Education In The On-Demand Economy

Education In The On-Demand Economy: Are We Ready?

This has led to many people from tech and education world and outside to question the feasibility of education in the on-demand economy and the future of EdTech.

eLearning platforms have made on-demand courses, classrooms, lectures, and instructors a reality. But nobody is asking the million-dollar questions: Is eLearning a replacement to traditional classrooms, an auxiliary mode of education, or a medium of education for those who can’t get a formal education because of a financial condition, far-off location, a disability, or availability?

eLearning isn’t a replacement for traditional classrooms at least at this point in time. It definitely is helpful for people into formal education. For example, when a student missed his morning class or she wants to learn more about the topic professor taught today.

Reasons eLearning Is A Tool To Empower People Who Can’t Get A Formal Education

1. Financial Condition

We know how much a graduate course in the States costs. I have seen parents investing their entire life savings just to put their ward through an elite college or university. As eLearning neither requires a massive campus nor spunky classrooms to educate the students, it costs next to nothing in front of tuition fees of academic institutes that boast alumni in the Congress.

2. Accessibility

Not everyone has accessibility to a fine education institute that is offering the course of their choice in their periphery and is unwilling to relocate to another state for a reason other than the financial condition. For example, he has oldies to take care of.

3. Disability

Disabled people represent 22% of adult population in America. Most of them aren’t comfortable traveling to a college every day or stay in a residential institute.

4. Availability

Working people don’t have the time to join a classroom course and want to learn a new technology, a topic at their own pace, in their own time, without any pressure as such. On-demand education is a boon for them.

Educating The Global Population

However, at the end of the day what matters is global access. The mission is to educate the world. eLearning has the power but it has the very limitation that every digital medium has—it can’t work without connectivity. It is not just about the US but the entire world, the remotest of the corners. I guess no one in the developed world would have a problem getting the quality of formal education.

The actual problem lies in the developing world. Can you provide on-demand education to a timid kid in Mozambique or a young-adult in war-torn Syria? On-demand education shouldn’t come with an asterisk mark. Education on demand must be as accessible to a slum kid in Mumbai as to a celebrity-child in LA.

The Silver Lining

So, coming back to my answer. No, we are not ready to deliver education on-demand yet.
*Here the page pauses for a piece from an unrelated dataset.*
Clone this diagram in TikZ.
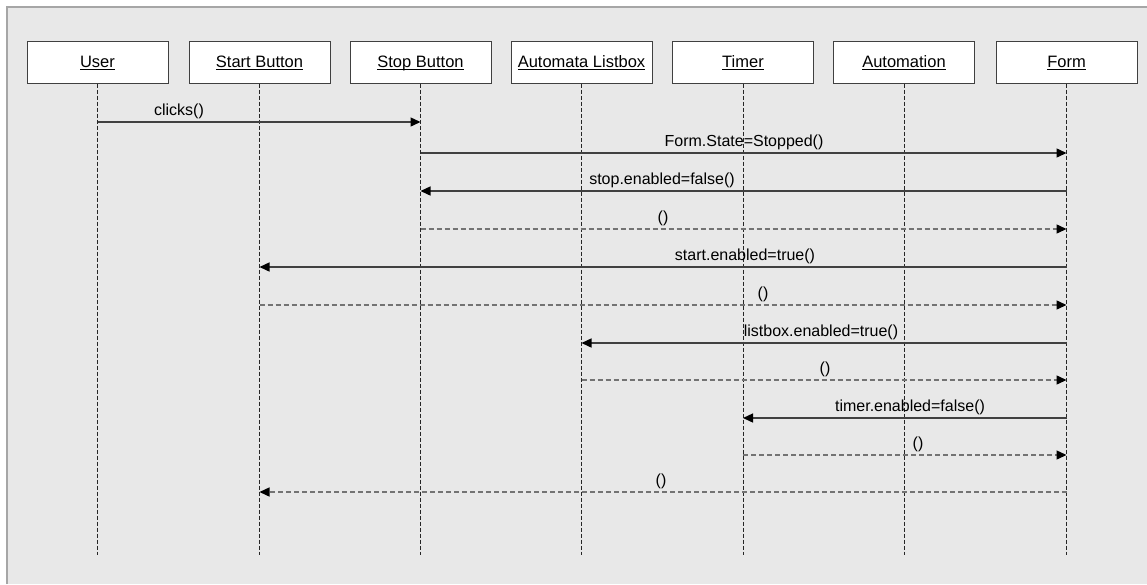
\documentclass[tikz,border=0pt]{standalone}
\usepackage{fontspec}
\setmainfont{Liberation Sans}
\usetikzlibrary{arrows.meta}

\newcommand{\objname}[1]{\underline{\smash{#1}}}

\begin{document}
\begin{tikzpicture}[x=1pt,y=-1pt,>={Triangle[length=10pt,width=9pt,color=black]},
  objbox/.style={draw=black!75,fill=white,line width=1pt,minimum width=141pt,
    minimum height=42pt,inner sep=0pt,text height=11pt,text depth=0pt,
    font=\fontsize{16.5}{18}\selectfont},
  lifeline/.style={draw=black!85,line width=1pt,dash pattern=on 4pt off 2pt},
  call/.style={->,draw=black!75,line width=1.4pt},
  reply/.style={->,draw=black!55,line width=1.4pt,dash pattern=on 5pt off 3pt},
  msglabel/.style={anchor=base,inner sep=0pt,font=\fontsize{16}{18}\selectfont}]

% Rahmen
\useasboundingbox (0,0) rectangle (1147,584);
\fill[black!9] (7,7) rectangle (1147,584);
\draw[black!35,line width=2pt] (7,584)--(7,7)--(1147,7);

% Objekte
\node[objbox] (user) at (97.5,62) {\objname{User}};
\node[objbox] (start) at (259.5,62) {\objname{Start Button}};
\node[objbox] (stop) at (420.5,62) {\objname{Stop Button}};
\node[objbox] (listbox) at (581.5,62) {\objname{Automata Listbox}};
\node[objbox] (timer) at (743,62) {\objname{Timer}};
\node[objbox] (automation) at (904,62) {\objname{Automation}};
\node[objbox] (form) at (1066.5,62) {\objname{Form}};

% Lebenslinien
\coordinate (ende) at (0,555);
\foreach \n in {user,start,stop,listbox,timer,automation,form}
  \draw[lifeline] (\n.south) -- (\n |- ende);

% Nachrichten
\coordinate (m1) at (0,122);
\coordinate (m2) at (0,153);
\coordinate (m3) at (0,191);
\coordinate (m4) at (0,229);
\coordinate (m5) at (0,267);
\coordinate (m6) at (0,305);
\coordinate (m7) at (0,343);
\coordinate (m8) at (0,380);
\coordinate (m9) at (0,418);
\coordinate (m10) at (0,455);
\coordinate (m11) at (0,492);

\draw[call] (user |- m1) -- (stop |- m1);
\node[msglabel] (t1) at (179,115) {clicks()};

\draw[call] (stop |- m2) -- (form |- m2);
\node[msglabel] (t2) at (744,146) {Form.State=Stopped()};

\draw[call] (form |- m3) -- (stop |- m3);
\node[msglabel] (t3) at (662,184) {stop.enabled=false()};

\draw[reply] (stop |- m4) -- (form |- m4);
\node[msglabel] (t4) at (663,222) {()};

\draw[call] (form |- m5) -- (start |- m5);
\node[msglabel] (t5) at (745,260) {start.enabled=true()};

\draw[reply] (start |- m6) -- (form |- m6);
\node[msglabel] (t6) at (763,298) {()};

\draw[call] (form |- m7) -- (listbox |- m7);
\node[msglabel] (t7) at (821,336) {listbox.enabled=true()};

\draw[reply] (listbox |- m8) -- (form |- m8);
\node[msglabel] (t8) at (825,373) {()};

\draw[call] (form |- m9) -- (timer |- m9);
\node[msglabel] (t9) at (910,411) {timer.enabled=false()};

\draw[reply] (timer |- m10) -- (form |- m10);
\node[msglabel] (t10) at (918,448) {()};

\draw[reply] (form |- m11) -- (start |- m11);
\node[msglabel] (t11) at (661,485) {()};

\end{tikzpicture}
\end{document}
But there is a silver lining. eLearning platforms have reduced the number of barriers an individual must go through to learn a new concept, skill, technology, or language to improve his life, the life of those around him and, of course, to raise his employability. Education has the power; it doesn’t matter how it is delivered.

Any person regardless of his creed, class, or color with a computing device, a smartphone, tablet or computer, and a consistent internet connection has access to the same pool of information as anybody else in the world. The credit goes to eLearning, a medium that has the power to change the destiny of the upcoming generation.

It is safe to say a person with access to the internet can learn whatever he wants whenever he wants to. He doesn’t have to be an engineering graduate to learn mobile application development or an art school major to learn creative writing. If he desires to, he can.

 Is An Opportunity What Matters?

However, no amount of education is sufficient unless we provide equal opportunity to everyone. It should not matter how someone gained that education from which medium and how. If he has the required skillsets, he shouldn’t face sort of discrimination based on his background, nation or the college/ university he went to. He should on as everyone in the pool of the similar skillsets, whether the guy is an Ivy League graduate or learned the skills at Khan Academy.

The internet has indeed made us on the top of the information curve. However, our education system tends to favor the elites, the influencers, and students from top colleges. At times, it feels like it was never about education but favoritism and nepotism. I wish eLearning and the internet will change that. From what I see, knowledge will against the hypocrisy of any sort.